A recent audit by my office found Missouri taxpayers have been on the hook for more than $115 million in legal settlements and judgments against state entities over the past six years. That includes more than $9 million paid out in cases involving allegations of workplace discrimination and sexual harassment.
For five of the six years my audit examined, the payments from the state’s Legal Expense Fund were higher than the amount budgeted by the Legislature — often by several million dollars. In fiscal year 2017, for example, the actual amount spent on litigation was more than $17 million higher than the appropriation level.
In and of itself, the amount of public money spent for legal expenses on these cases is very troubling. Those payments largely come from the state’s general revenue fund — money that could be going to essential needs, such as our K-12 schools or colleges and universities.
But the dollar figure wasn’t our only concern raised by the audit. It’s also difficult to track the true cost to taxpayers. We discovered that state officials in current and past administrations both Republican and Democratic lacked, and continue to lack, the ability to produce basic electronic reports about payments from the state’s Legal Expense Fund.
That inability makes it challenging to identify the nature of these cases, or if a state agency has had an unusually high volume of a particular type of claim against it — especially those claims that allege discrimination or harassment. A pattern of claims can be a possible sign of a toxic workplace culture, such as what came to light with the Department of Corrections in the past year both in media accounts and in subsequent legislative hearings.
Oppressive and discriminatory workplaces do not pop up overnight. With the proper tools in place, the state could be better positioned to identify problems and intervene. The current monitoring system is inadequate, and we’re shelling out millions in taxpayer dollars without a program to address root causes.
There was another, equally troubling part to my audit. Just as we’ve seen in Washington, D.C., the state of Missouri has used nondisclosure agreements (often referred to as NDAs) in some legal settlements. Nondisclosure agreements are legal tools that prevent public discussion of claims settled against the government. They also can hide long-term, festering problems — problems that often result in more lawsuits and greater costs to taxpayers.
I firmly oppose the use of NDAs in settlements by the state. These prohibitions can allow details of improper or illegal activities by government agencies to remain shrouded in secrecy — especially when coupled with the compromised legal protections for whistleblowers under a bill signed into law by Gov. Eric Greitens last year over my objections.
Legal settlements with state dollars are like any other use of public resources: Missourians have a right to know what is happening with the tax dollars they send to Jefferson City, just as state workers have a right to know what is happening in their workplaces.

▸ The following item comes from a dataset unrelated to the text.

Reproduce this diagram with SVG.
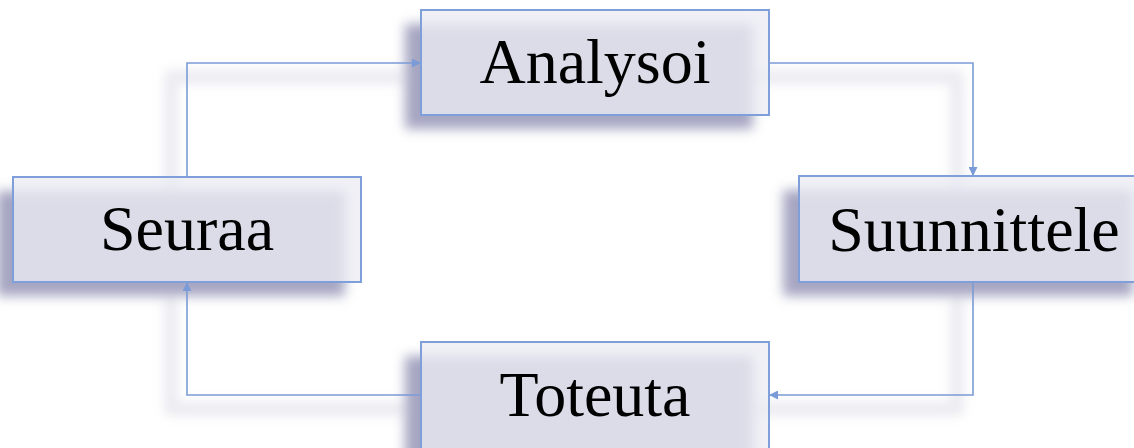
<svg xmlns="http://www.w3.org/2000/svg" width="1134" height="448" viewBox="0 0 1134 448">
  <style>
    .box { fill: #ececf3; fill-opacity: 0.78; stroke: #7f9fda; stroke-width: 2; }
    .shadow { fill: #a6a6c2; filter: url(#soft); }
    .wire { fill: none; stroke: #7b9bd6; stroke-width: 1.6; }
    .wire-shadow { fill: none; stroke: #d2d2e0; stroke-width: 12; filter: url(#softer); opacity: 0.5; }
    .label { font-family: "Liberation Serif", "Times New Roman", serif; font-size: 64px; fill: #000; text-anchor: middle; }
  </style>
  <defs>
    <filter id="soft" x="-20%" y="-40%" width="140%" height="180%">
      <feGaussianBlur stdDeviation="6"/>
    </filter>
    <filter id="softer" x="-20%" y="-20%" width="140%" height="140%">
      <feGaussianBlur stdDeviation="6"/>
    </filter>
    <marker id="arrow" viewBox="0 0 10 10" refX="10" refY="5" markerWidth="9" markerHeight="9" markerUnits="userSpaceOnUse" orient="auto">
      <path d="M0,0 L10,5 L0,10 z" fill="#7b9bd6"/>
    </marker>
  </defs>

  <rect width="1134" height="448" fill="#ffffff"/>

  <!-- connector shadows -->
  <g id="connector-shadows" transform="translate(-16,14)">
    <path class="wire-shadow" d="M187,177 V63 H421"/>
    <path class="wire-shadow" d="M769,63 H973 V176"/>
    <path class="wire-shadow" d="M973,282 V395 H769"/>
    <path class="wire-shadow" d="M421,395 H187 V282"/>
  </g>

  <!-- box shadows -->
  <g id="box-shadows" transform="translate(-16,14)">
    <rect class="shadow" x="421" y="10" width="348" height="105"/>
    <rect class="shadow" x="13" y="177" width="348" height="105"/>
    <rect class="shadow" x="799" y="176" width="350" height="106"/>
    <rect class="shadow" x="421" y="342" width="348" height="110"/>
  </g>

  <!-- connectors -->
  <g id="connectors">
    <path class="wire" d="M187,177 V63 H421" marker-end="url(#arrow)"/>
    <path class="wire" d="M769,63 H973 V176" marker-end="url(#arrow)"/>
    <path class="wire" d="M973,282 V395 H769" marker-end="url(#arrow)"/>
    <path class="wire" d="M421,395 H187 V282" marker-end="url(#arrow)"/>
  </g>

  <g id="analysoi">
    <rect class="box" x="421" y="10" width="348" height="105"/>
    <text class="label" x="595" y="83">Analysoi</text>
  </g>

  <g id="suunnittele">
    <rect class="box" x="799" y="176" width="350" height="106"/>
    <text class="label" x="974" y="251">Suunnittele</text>
  </g>

  <g id="toteuta">
    <rect class="box" x="421" y="342" width="348" height="110"/>
    <text class="label" x="595" y="416">Toteuta</text>
  </g>

  <g id="seuraa">
    <rect class="box" x="13" y="177" width="348" height="105"/>
    <text class="label" x="187" y="250">Seuraa</text>
  </g>
</svg>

The last thing citizens expect when they send hard-earned tax dollars to their government in Jefferson City is for that money to be used to pay out million-dollar lawsuits that are preventable. But the reality is that Missourians would have very little ability to know any of this if it were not for brave whistleblowers who told their stories publicly, unfettered by nondisclosure agreements.
That’s why I am supporting legislation filed in both the Senate (SB786, sponsored by Sen. Jill Schupp, D-Creve Coeur) and the House (HB1515, sponsored by Rep. Gail McCann Beatty, D-Kansas City) that protects whistleblowers and specifically prohibits NDAs as part of legal settlements by the state. The Whistleblower and Taxpayer Protection Act positions Missouri as a leader for those who speak out against fraud, public corruption and government wrongdoing — and reverses our state’s troubling trend toward secrecy.
Toxic workplace cultures, especially those found in the public workplace, should be dealt with in the light — not swept under the rug. The Missouri Legislature and Gov. Greitens can bring much-needed light to how taxpayer dollars are used by changing the law to get rid of taxpayer-funded nondisclosure agreements.